Judi Dench has made a late career from playing the Queen of England in various guises, here she brings her considerable talents to a little known and seemingly amazing story.
Abdul Kharim (Ali Fazal) is a low born clerk, tallying and detailing prisoners names in Agra, India circa 1887. One day he is chosen due to his height, to travel to England to present a gold coin to Queen Victoria (Judi Dench) as part of a celebratory dinner.
Victoria is old, still mourning the loss of her husband Albert many years before. She is by her own admission, miserable, cranky, obese, greedy and possessing many other undesirable qualities. Somehow she connects with Abdul and a great friendship blossoms.
As Karim’s star ascends within the palace as the Queen’s “Munshi” (teacher), he makes powerful enemies including soon to be King “Bertie” (Eddie Izzard) and Sir Henry Ponsonby (Tim Pigott-Smith). Hardly surprising given the circumstances and jealous protection of rank and privilege at the time.
This is an interesting tale based mainly on fact. The Royal Family at the time, choosing to expunge all reference to the platonic but close friendship, following Victoria’s death. The story only reaching the light of day following research by a journalist together with the eventual discovery of Karim’s personal diaries.
Director Stephen Frears has made some odd stylistic choices. With such a talented cast and apparent budget and location shoot, this could have been Oscar fare. Dench adds her usual class and Karim is adequate, given the role. However the supporting cast seem hell bent on caricaturing their roles, with some amateurish over the top performances.
The film veers uncomfortably from comedy to drama. Whilst there are undoubtedly touching scenes, a visit to a lonely Scottish castle an example but the tone of the film feels uneven.
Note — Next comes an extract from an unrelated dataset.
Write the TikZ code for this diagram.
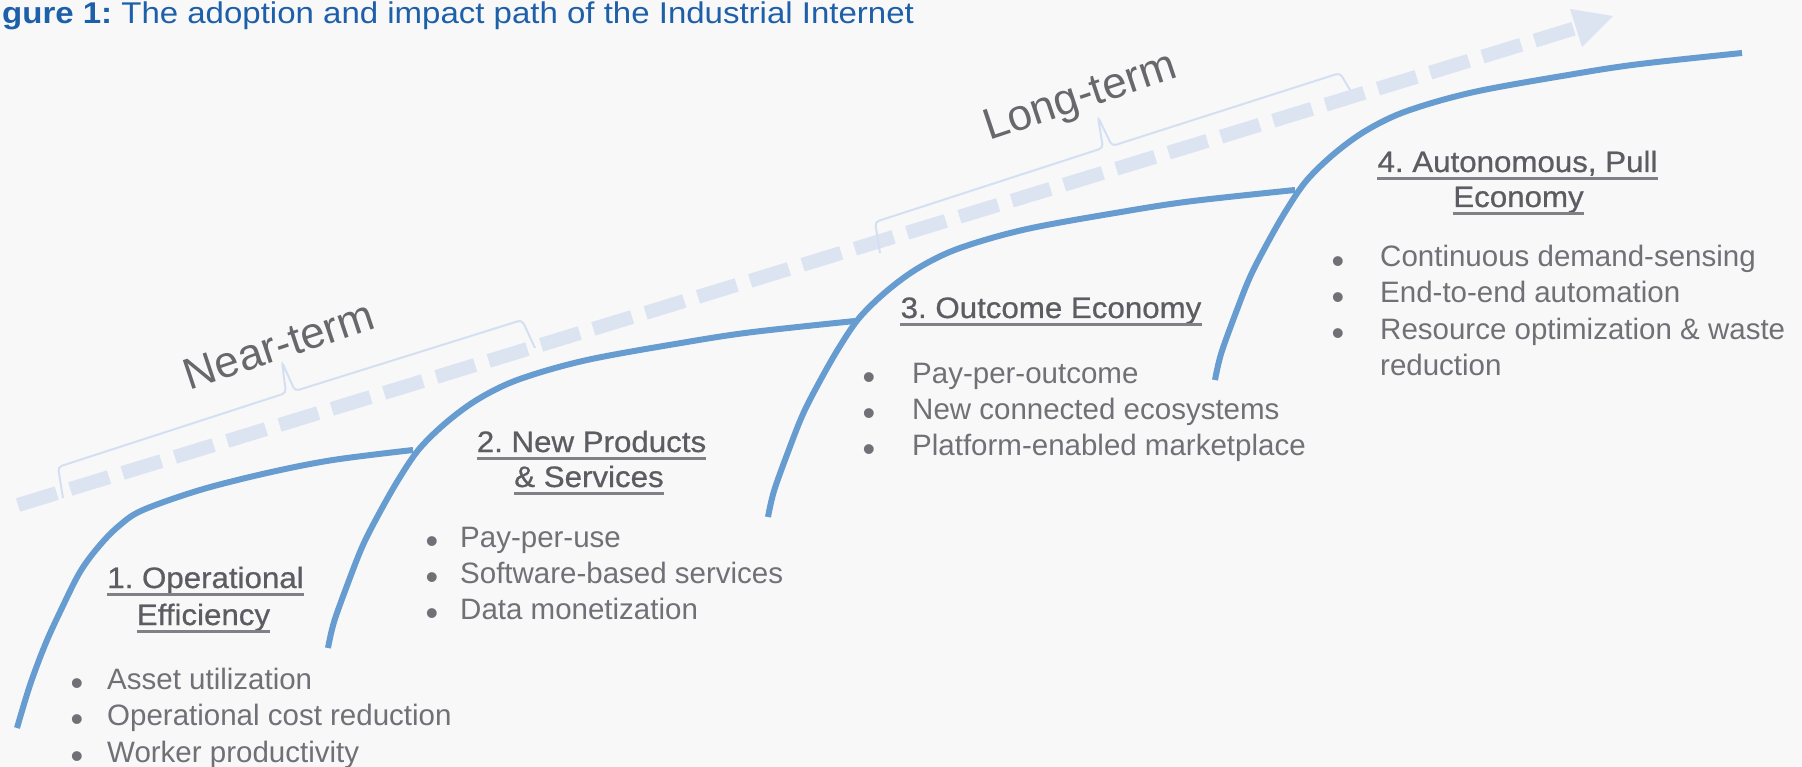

Overall the film feels clumsily handled and responsibility must fall to the director and writer, adapting the screen play from the book by aforementioned journalist Shrabani Basu.
The obvious cultural divide and questions around religion are not always sensitively portrayed. The arrival of Karim’s wife later in the film, unbalances the story somewhat, although to be fair this is again based on fact. Karim’s motivations also remain a mystery, seemingly devoted to Victoria without explanation or forethought. Arguably was he truly devoted or was he just a calculated social climber, no answers are even hinted at here.
Izzard who can disappear into films, here seems out of place and Dr Reid (Paul Higgins) at times feels like he is acting in a farce, rather than a serious film. Quite why the plot thread around Karim’s “health” is brought to the forefront is also rather questionable, unless this provides cover for more race based bias in the Royal households attitude to Karim.
Somewhat disappointing overall, although worth a watch if the subject matter is of interest
A great historical story based on real events that could and arguably should represent more than the sum of it’s parts.